Unfortunately, this is one of the many challenges Indians with disabilities are facing when it comes to making informed food choices due to the decades-old labeling laws. Let’s take a look at some of the areas where we can improve to make them accessible.

Making Them Color Blind-friendly

Red and Green dots will not be distinguishable for the people with color blind issues, By providing two different shapes along with a clear label would be the right approach. Even though New govt guidelines mention providing a different shape for veg, its far from implementation.

Providing Enough Contrast

The Image above shows nutritional info of an energy drink in yellow color against the red background, which provides a mediocre contrast ratio of 2.12:1 which is far from the minimum required contrast ratio of 4.5:1

Font Size and Legibility

Even If a person has a 20/20 vision, it would be difficult to read the above ingredients of the ketchup bottle. The ingredients list should be of a readable font size against a white background with a minimum font size of 6 points.

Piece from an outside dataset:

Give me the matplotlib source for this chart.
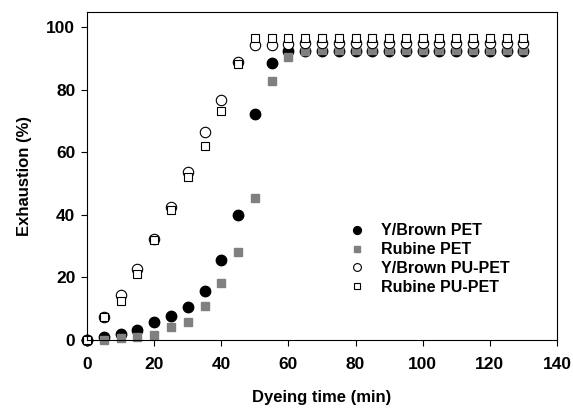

People with low vision, dyslexia, or other vision-related disabilities are at a massive disadvantage If the text is italicized, small size, lack of spacing, etc. One possible approach here is to keep the label info separate from branding, so you don’t have to cramp everything in a corner.

Using braille on packaging

Share a Coke Campaign in Braille

It’s a fact that not all blind people can read braille script, but providing braille on the products would sure help a lot of people. Today more than 150 million people in the world use this script. And in the EU providing braille on drug packages is required by Law.

Other tactile-labeling technologies

A UK based startup called Mimica uses a unique tactile technology: the bio-reactive food label. The label works as a tactile warning: if it feels is solid and smooth it means that the food is perfectly edible, alternatively, when it is soft and bumpy it indicates that the food is rotten as the gelatin melts and decays with the food exposing the bumpy surface.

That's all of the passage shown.